Lots of opinions have been aired by bulletin board regulars and provocative
irregulars such as Will Provine, Eugenie Scott, and others, concerning
whether or not evolution "explains everything." It has long seemed to me to
be the type of issue to which Ockham's razor could be applied, as a way of
clarifying what is really at stake.

If we assume, as Will and his school do, that mechanistic science really
does explain everything (if I may use those words), and that human freedom
is an illusion (Will certainly says this) and love, etc is nothing more than
certain biochemical interactions (I don't know if Will said this, but some
other people say equivalent things); then we could apply Ockham's razor and
rule out "higher" explanations in terms of meaning and purpose, since there
is no need for them at the only level that counts, and these would be
extraneous.

If we assume as I do (and many on this board do) that meaning and purpose
are not eliminated by mechanistic explantions, then we are saying in effect
that Ockham's razor does not rule these out, because they are NECESSARY for
some reason. I think they are necessary because I think our natures
transcend the purely material, just as minds transcend brains while being
dependent on them. I'm not philosophically sophisticated so I'll beg off
trying to defend that more formally; I know others are capable, and I'll
leave it to them. But I'll offer an example to suggest that I'm correct:
the modern notion of political freedom, with which (interestingly) the late
Sir Karl Popper believed that scientific progress ultimately is linked.

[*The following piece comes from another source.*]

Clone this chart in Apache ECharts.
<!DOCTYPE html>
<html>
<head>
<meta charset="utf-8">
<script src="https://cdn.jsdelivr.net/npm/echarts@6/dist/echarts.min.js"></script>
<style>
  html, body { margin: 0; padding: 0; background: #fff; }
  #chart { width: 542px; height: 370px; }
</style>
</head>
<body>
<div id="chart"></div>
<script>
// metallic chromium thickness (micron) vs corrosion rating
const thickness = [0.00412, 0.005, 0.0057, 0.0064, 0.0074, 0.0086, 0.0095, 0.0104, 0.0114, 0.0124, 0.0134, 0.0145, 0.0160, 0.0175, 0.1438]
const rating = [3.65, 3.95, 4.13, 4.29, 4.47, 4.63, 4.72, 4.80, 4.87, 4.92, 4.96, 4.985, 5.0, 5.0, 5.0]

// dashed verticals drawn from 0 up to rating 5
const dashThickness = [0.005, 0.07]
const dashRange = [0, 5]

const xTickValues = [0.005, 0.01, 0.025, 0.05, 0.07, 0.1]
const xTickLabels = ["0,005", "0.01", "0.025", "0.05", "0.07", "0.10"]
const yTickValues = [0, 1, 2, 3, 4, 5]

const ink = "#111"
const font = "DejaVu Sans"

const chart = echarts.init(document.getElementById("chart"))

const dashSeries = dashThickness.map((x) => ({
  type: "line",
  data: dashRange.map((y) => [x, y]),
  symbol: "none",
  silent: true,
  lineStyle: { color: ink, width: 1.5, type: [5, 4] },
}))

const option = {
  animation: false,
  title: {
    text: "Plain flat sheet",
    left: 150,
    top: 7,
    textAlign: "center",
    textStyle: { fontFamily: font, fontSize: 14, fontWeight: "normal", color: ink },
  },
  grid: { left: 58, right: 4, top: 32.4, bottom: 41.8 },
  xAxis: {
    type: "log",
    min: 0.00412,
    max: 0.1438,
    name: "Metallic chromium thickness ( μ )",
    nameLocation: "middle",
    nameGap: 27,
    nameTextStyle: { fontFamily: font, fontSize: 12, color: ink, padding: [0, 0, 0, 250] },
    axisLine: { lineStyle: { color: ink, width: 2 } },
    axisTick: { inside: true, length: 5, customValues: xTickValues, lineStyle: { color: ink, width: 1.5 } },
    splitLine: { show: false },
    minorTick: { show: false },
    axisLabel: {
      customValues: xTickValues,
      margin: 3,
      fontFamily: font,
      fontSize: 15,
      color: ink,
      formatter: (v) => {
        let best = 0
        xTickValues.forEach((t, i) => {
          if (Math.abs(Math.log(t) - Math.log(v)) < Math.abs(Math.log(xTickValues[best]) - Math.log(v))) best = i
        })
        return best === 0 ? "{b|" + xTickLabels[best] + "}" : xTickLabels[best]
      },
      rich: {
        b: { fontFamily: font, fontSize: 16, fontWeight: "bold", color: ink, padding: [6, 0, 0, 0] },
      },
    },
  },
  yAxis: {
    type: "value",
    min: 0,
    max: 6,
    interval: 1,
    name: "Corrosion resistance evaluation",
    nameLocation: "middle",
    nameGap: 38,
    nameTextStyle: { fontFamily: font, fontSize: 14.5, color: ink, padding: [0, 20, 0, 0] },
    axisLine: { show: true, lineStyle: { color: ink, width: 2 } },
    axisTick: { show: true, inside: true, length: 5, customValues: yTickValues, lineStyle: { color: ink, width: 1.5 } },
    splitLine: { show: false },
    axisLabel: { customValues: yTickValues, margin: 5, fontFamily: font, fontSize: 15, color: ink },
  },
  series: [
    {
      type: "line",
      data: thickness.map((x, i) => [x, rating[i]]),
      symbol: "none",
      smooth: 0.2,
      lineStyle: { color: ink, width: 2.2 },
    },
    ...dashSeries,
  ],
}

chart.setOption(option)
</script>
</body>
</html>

It's really very modern, except primitive forms in ancient Asia minor; at
any rate, it surely isn't part of our history as a species to have this type
of organization. Yet we evolved to this state without it, so it can't be
necessary for our survival in any meaningful sense of that concept. I don't
think that Will and his school believe that democracy is meaningless or
illusory, yet it surely doesn't reduce to biochemistry.